Problem to solve: Please set down all the lines beneath this one exactly, without the pictures.

══ Data block ══

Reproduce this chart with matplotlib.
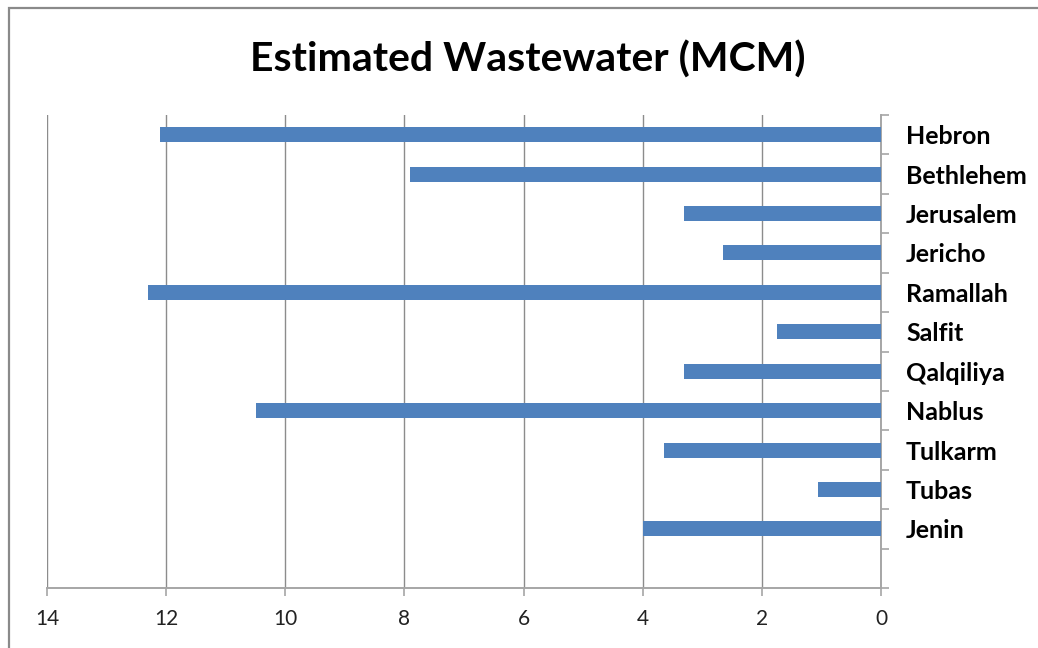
import matplotlib
matplotlib.use('Agg')
import matplotlib.pyplot as plt
from matplotlib.patches import Rectangle

# Estimated wastewater per governorate, million cubic metres
governorates = ['Hebron', 'Bethlehem', 'Jerusalem', 'Jericho', 'Ramallah', 'Salfit',
                'Qalqiliya', 'Nablus', 'Tulkarm', 'Tubas', 'Jenin']
wastewater = [12.1, 7.9, 3.3, 2.65, 12.3, 1.75, 3.3, 10.5, 3.65, 1.05, 4.0]
x_ticks = [14, 12, 10, 8, 6, 4, 2, 0]

bar_color = '#4F81BD'
axis_gray = '#A6A6A6'
grid_gray = '#8C8C8C'
label_font = ['Lato', 'DejaVu Sans']

fig = plt.figure(figsize=(10.38, 6.48), dpi=100)
ax = fig.add_axes([47 / 1038, 1 - 588 / 648, (881 - 47) / 1038, (588 - 115) / 648])

ypos = list(range(len(governorates)))
ax.barh(ypos, wastewater, height=0.38, color=bar_color, zorder=3)

# reversed value axis, categories read on the right side
ax.set_xlim(14, 0)
ax.set_ylim(len(governorates) + 0.5, -0.5)
ax.set_xticks(x_ticks)
ax.set_xticklabels([str(t) for t in x_ticks], family=label_font, fontsize=15, color='#222222')
ax.xaxis.grid(True, color=grid_gray, linewidth=1.0, zorder=0)

ax.yaxis.tick_right()
ax.set_yticks(ypos)
ax.set_yticklabels(governorates, family=label_font, fontsize=18, fontweight='bold')
ax.set_yticks([i - 0.5 for i in range(len(governorates) + 2)], minor=True)
ax.tick_params(axis='y', which='major', length=0, pad=18)
ax.tick_params(axis='y', which='minor', length=5.8, color=axis_gray, width=1.2, right=True, left=False)
ax.tick_params(axis='x', which='major', length=5.8, color=axis_gray, width=1.2, pad=9)

for side in ['top', 'left']:
    ax.spines[side].set_visible(False)
for side in ['bottom', 'right']:
    ax.spines[side].set_color(axis_gray)
    ax.spines[side].set_linewidth(1.4)

fig.text(528 / 1038, 1 - 60 / 648, 'Estimated Wastewater (MCM)', ha='center', va='center',
         family=label_font, fontsize=29.5, fontweight='bold')

# chart area frame
fig.patches.append(Rectangle((9 / 1038, -0.05), 1.2, 1 - 8 / 648 + 0.05, transform=fig.transFigure,
                             fill=False, edgecolor='#8A8A8A', linewidth=1.6))

fig.savefig('out.png', dpi=100)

═══

Output for this exercise:
Reproduce this chart with matplotlib.
import matplotlib
matplotlib.use('Agg')
import matplotlib.pyplot as plt
from matplotlib.patches import Rectangle

# Estimated wastewater per governorate, million cubic metres
governorates = ['Hebron', 'Bethlehem', 'Jerusalem', 'Jericho', 'Ramallah', 'Salfit',
                'Qalqiliya', 'Nablus', 'Tulkarm', 'Tubas', 'Jenin']
wastewater = [12.1, 7.9, 3.3, 2.65, 12.3, 1.75, 3.3, 10.5, 3.65, 1.05, 4.0]
x_ticks = [14, 12, 10, 8, 6, 4, 2, 0]

bar_color = '#4F81BD'
axis_gray = '#A6A6A6'
grid_gray = '#8C8C8C'
label_font = ['Lato', 'DejaVu Sans']

fig = plt.figure(figsize=(10.38, 6.48), dpi=100)
ax = fig.add_axes([47 / 1038, 1 - 588 / 648, (881 - 47) / 1038, (588 - 115) / 648])

ypos = list(range(len(governorates)))
ax.barh(ypos, wastewater, height=0.38, color=bar_color, zorder=3)

# reversed value axis, categories read on the right side
ax.set_xlim(14, 0)
ax.set_ylim(len(governorates) + 0.5, -0.5)
ax.set_xticks(x_ticks)
ax.set_xticklabels([str(t) for t in x_ticks], family=label_font, fontsize=15, color='#222222')
ax.xaxis.grid(True, color=grid_gray, linewidth=1.0, zorder=0)

ax.yaxis.tick_right()
ax.set_yticks(ypos)
ax.set_yticklabels(governorates, family=label_font, fontsize=18, fontweight='bold')
ax.set_yticks([i - 0.5 for i in range(len(governorates) + 2)], minor=True)
ax.tick_params(axis='y', which='major', length=0, pad=18)
ax.tick_params(axis='y', which='minor', length=5.8, color=axis_gray, width=1.2, right=True, left=False)
ax.tick_params(axis='x', which='major', length=5.8, color=axis_gray, width=1.2, pad=9)

for side in ['top', 'left']:
    ax.spines[side].set_visible(False)
for side in ['bottom', 'right']:
    ax.spines[side].set_color(axis_gray)
    ax.spines[side].set_linewidth(1.4)

fig.text(528 / 1038, 1 - 60 / 648, 'Estimated Wastewater (MCM)', ha='center', va='center',
         family=label_font, fontsize=29.5, fontweight='bold')

# chart area frame
fig.patches.append(Rectangle((9 / 1038, -0.05), 1.2, 1 - 8 / 648 + 0.05, transform=fig.transFigure,
                             fill=False, edgecolor='#8A8A8A', linewidth=1.6))

fig.savefig('out.png', dpi=100)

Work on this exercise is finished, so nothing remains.